Platón relata el mito
del pastor Giges, quien gracias a un anillo fabuloso se convirtió, a la postre, en
rey de Lidia. Habiendo encontrado la sortija en circunstancias un tanto
sobrenaturales, Giges continuó con su vida normal hasta que ocurrió el
siguiente episodio:
“Estando, pues, sentado entre los demás, dio la casualidad de que
volviera la sortija, dejando el engaste de cara a la palma de la mano; e
inmediatamente cesaron de verle quienes le rodeaban y con gran sorpresa suya,
comenzaron a hablar de él como de una persona ausente. Tocó nuevamente el
anillo, volvió hacia fuera el engaste y una vez vuelto, tornó a ser visible.” (La República, Libro II)
Lo que de este pasaje me causó una honda
impresión es el hecho de que la gran sorpresa que experimentara Giges no radicaba
en su repentina invisibilidad, sino en la constatación descarnada de que
quienes le rodeaban, colegas suyos y amigos de toda la vida, “comenzaron a
hablar de él como de una persona ausente”. Esto desnuda una de las
particularidades más innobles y vergonzosas de los hombres, a saber: Los que nos rodean hablan de nosotros de
modo muy diferente según sea que estemos o no presentes al momento de la conversación.
Si bien es cierto que Aristóteles había dicho que el lenguaje no
es más que el medio a través del cual cada quien expresa su pensamiento; andando un trecho en la historia vino el “padre de la diplomacia moderna”, Charles
Maurice de Talleyrand (quien para mayores datos era sacerdote) para corregir al
polígrafo maestro de Alejandro. “El lenguaje le ha sido dado al hombre para
ocultar su pensamiento”, sentenció el francés acomodaticio.
Humildemente yo agregaría que el lenguaje
sirve para ocultar (hasta donde se pueda) los pensamientos y también los sentimientos; lo que equivale a decir que sirve de
escondite para el hombre todo. Quien
sabe lo que pienso, sabe lo que siento. Quien sabe lo que siento, sabe lo que
soy. Nadie sabe, sin embargo, lo que soy.
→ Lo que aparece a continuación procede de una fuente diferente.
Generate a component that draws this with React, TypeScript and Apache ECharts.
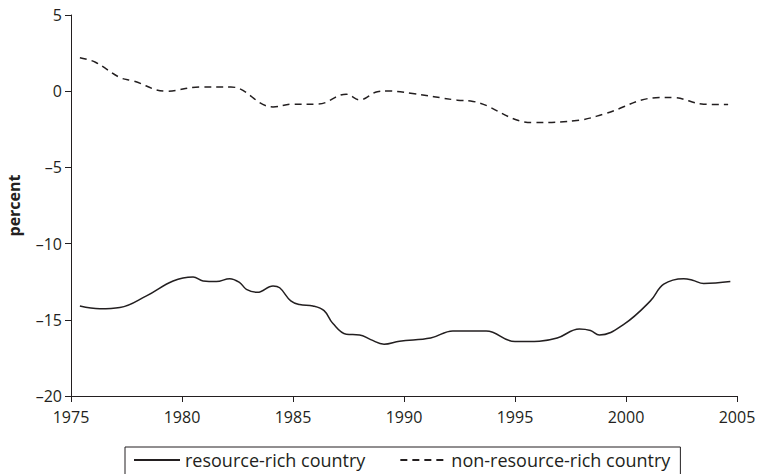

Este es, en resumen, el sino trágico
y desgraciado de todo ser humano.
Dicho lo anterior, aún me cabe preguntar: ¿Habrá alguien, en este mundo falaz, con la valentía suficiente para recitar junto al osado Bécquer los versos siguientes?
“De lo poco
de vida que me resta
diera con gusto los mejores años,
por saber lo que a otros
de mí has hablado.
Y esta vida mortal y, de la eterna
lo que me toque, si me toca algo,
por saber lo que a solas
de mí has pensado.”
Por eso Parménides dijo "La misma cosa son el pensar y el ser". Buen tema.